Bei Kaufverhandlungen tritt Fosun professionell auf, der Konzern hat Investmentbanker von großen Instituten abgeworben und kooperiert unter anderem mit den US-Finanzinvestoren Fortress und Carlyle. Verhandlungspartnern fällt auf, dass Fosun immer noch stark auf seine Gründer ausgerichtet ist. Sie treffen letztlich alle Entscheidungen. Dabei ist der Konzern kein passiver Geldgeber, sondern mischt sich aktiv ein.

Zeitweise überdreht er dann das Rad, wie zuletzt offenbar bei der BHF-Bank in Frankfurt. Fosun ist mit knapp 20 Prozent an deren Muttergesellschaft BHF Kleinwort Benson beteiligt, Tochtergesellschaften halten weitere zehn Prozent. Zum Abgang von Bankchef Robens soll neben operativen Problemen auch dessen ebenso enges wie undurchsichtiges Verhältnis zum Großaktionär Fosun beigetragen haben. Trotz dieser Verbindung sollen sich zudem Hoffnungen auf wachsendes Geschäft der Bank in China kaum erfüllt haben, heißt es in Frankfurt.

Fosun tat sein Missfallen über den Rauswurf Robens’ in ungewohnter Schärfe öffentlich kund.
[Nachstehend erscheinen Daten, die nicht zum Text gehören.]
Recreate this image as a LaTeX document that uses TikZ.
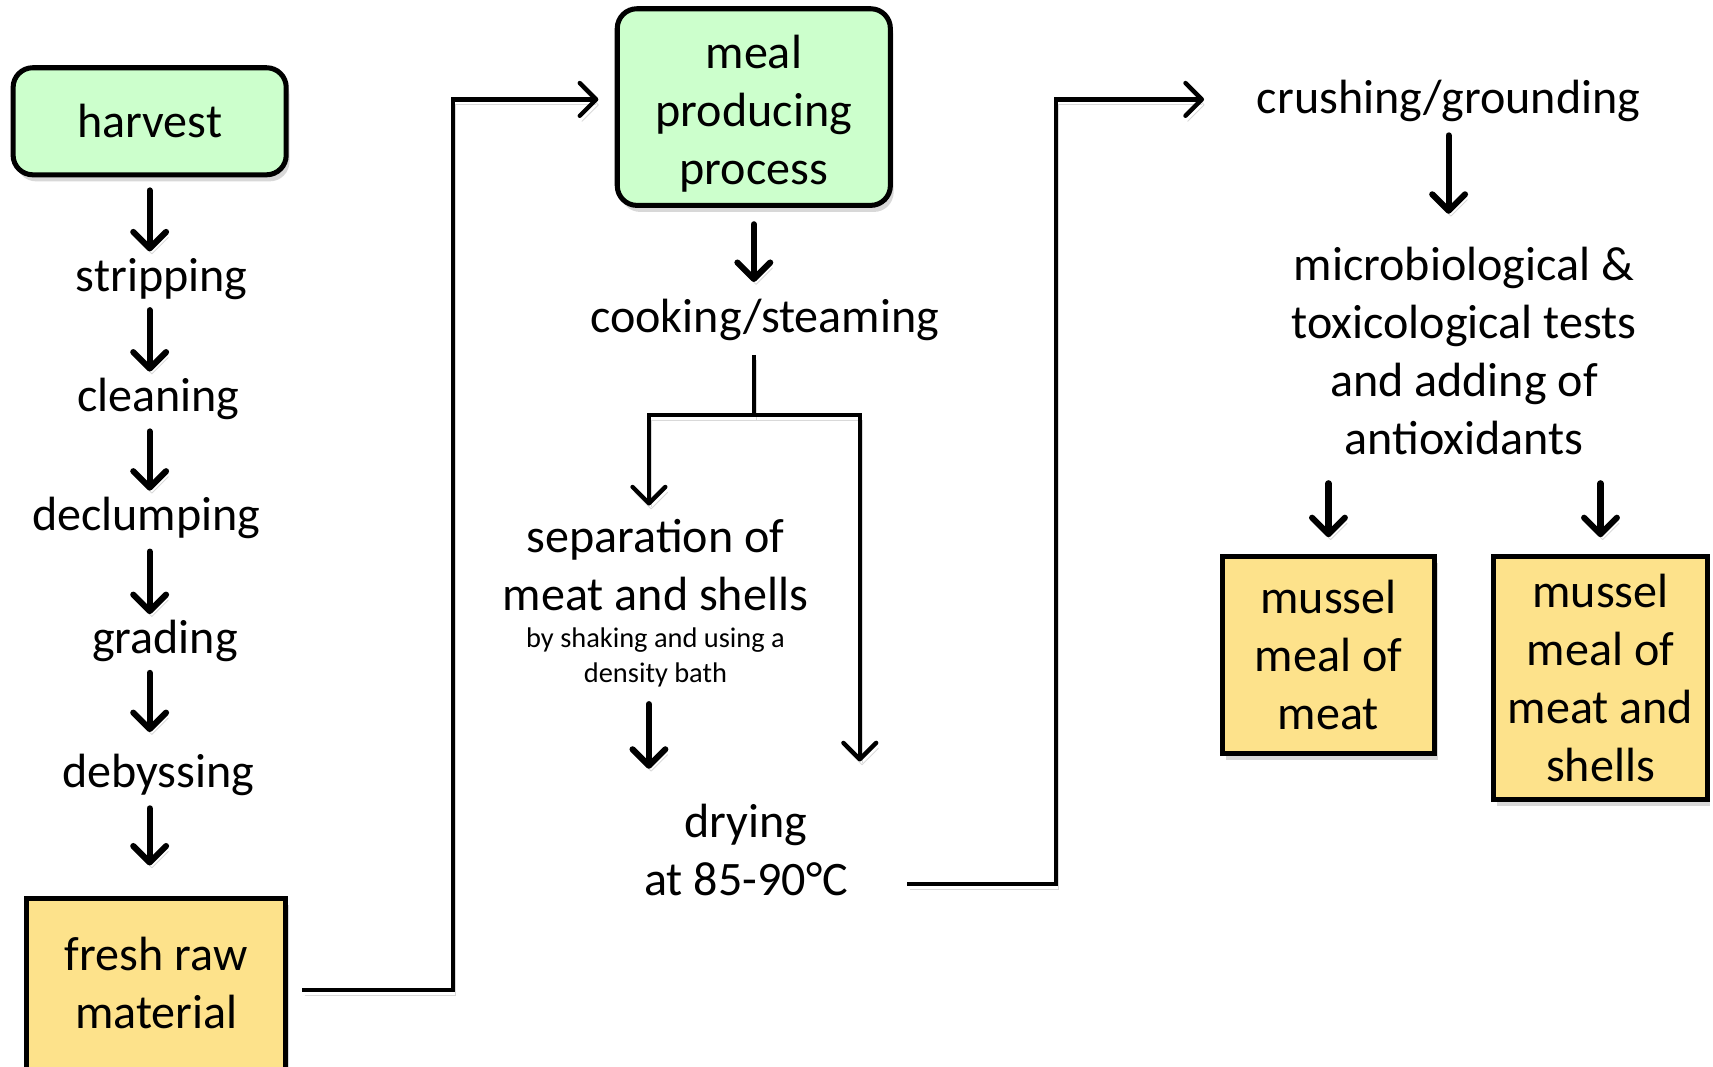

Das hat in der Bank für Unruhe gesorgt. Insider werfen Fosun fehlendes Verständnis der Regeln westlicher Unternehmensführung vor, ein Großaktionär könne schließlich nicht allein die Richtung vorgeben. Wie es bei der BHF-Bank weitergeht, ist unklar, die Vermutungen reichen vom Versuch einer Komplettübernahme durch Fosun bis zum Rückzug. In jedem Fall zeigt der Streit eins: das gewachsene Selbstbewusstsein der Chinesen.